**Goal of the exercise:**
Scan the material for the word "that", and copy each line where it shows up.

====== Provided data ======

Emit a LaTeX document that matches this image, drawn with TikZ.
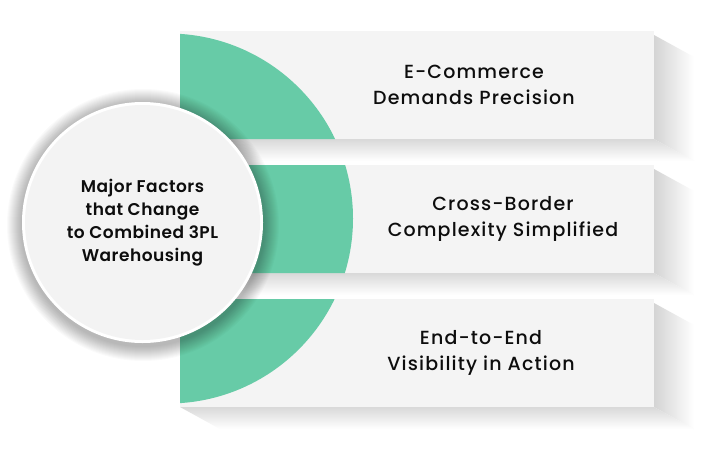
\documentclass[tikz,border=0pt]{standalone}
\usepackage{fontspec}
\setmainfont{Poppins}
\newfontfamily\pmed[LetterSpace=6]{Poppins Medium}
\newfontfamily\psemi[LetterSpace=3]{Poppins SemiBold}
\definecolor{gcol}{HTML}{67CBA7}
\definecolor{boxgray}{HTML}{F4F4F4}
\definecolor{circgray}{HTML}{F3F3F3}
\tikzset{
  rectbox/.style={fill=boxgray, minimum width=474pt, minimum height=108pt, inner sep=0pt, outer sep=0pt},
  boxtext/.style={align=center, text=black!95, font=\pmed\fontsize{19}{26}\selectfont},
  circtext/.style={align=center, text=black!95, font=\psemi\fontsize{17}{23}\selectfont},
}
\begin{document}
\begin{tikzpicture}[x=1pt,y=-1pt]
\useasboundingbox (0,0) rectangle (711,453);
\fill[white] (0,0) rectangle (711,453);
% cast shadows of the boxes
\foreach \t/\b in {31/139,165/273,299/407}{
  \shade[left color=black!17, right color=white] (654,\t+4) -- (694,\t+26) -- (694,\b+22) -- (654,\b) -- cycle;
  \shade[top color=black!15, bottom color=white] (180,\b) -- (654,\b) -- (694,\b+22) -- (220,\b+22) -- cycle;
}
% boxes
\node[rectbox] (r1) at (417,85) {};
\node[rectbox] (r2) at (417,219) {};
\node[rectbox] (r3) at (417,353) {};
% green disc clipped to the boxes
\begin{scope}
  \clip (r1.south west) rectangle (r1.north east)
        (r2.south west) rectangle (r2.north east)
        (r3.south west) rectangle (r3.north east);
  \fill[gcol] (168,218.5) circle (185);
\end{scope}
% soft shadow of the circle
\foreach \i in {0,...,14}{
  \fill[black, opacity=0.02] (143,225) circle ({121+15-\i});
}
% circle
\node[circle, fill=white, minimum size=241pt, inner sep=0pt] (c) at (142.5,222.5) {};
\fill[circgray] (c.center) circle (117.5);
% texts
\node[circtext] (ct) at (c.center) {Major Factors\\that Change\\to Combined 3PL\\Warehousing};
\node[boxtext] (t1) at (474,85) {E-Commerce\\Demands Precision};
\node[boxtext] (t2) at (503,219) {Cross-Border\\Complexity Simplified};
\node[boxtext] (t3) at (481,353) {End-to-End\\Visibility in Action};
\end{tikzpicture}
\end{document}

======

**Written response:**
Emit a LaTeX document that matches this image, drawn with TikZ.
\node[circtext] (ct) at (c.center) {Major Factors\\that Change\\to Combined 3PL\\Warehousing};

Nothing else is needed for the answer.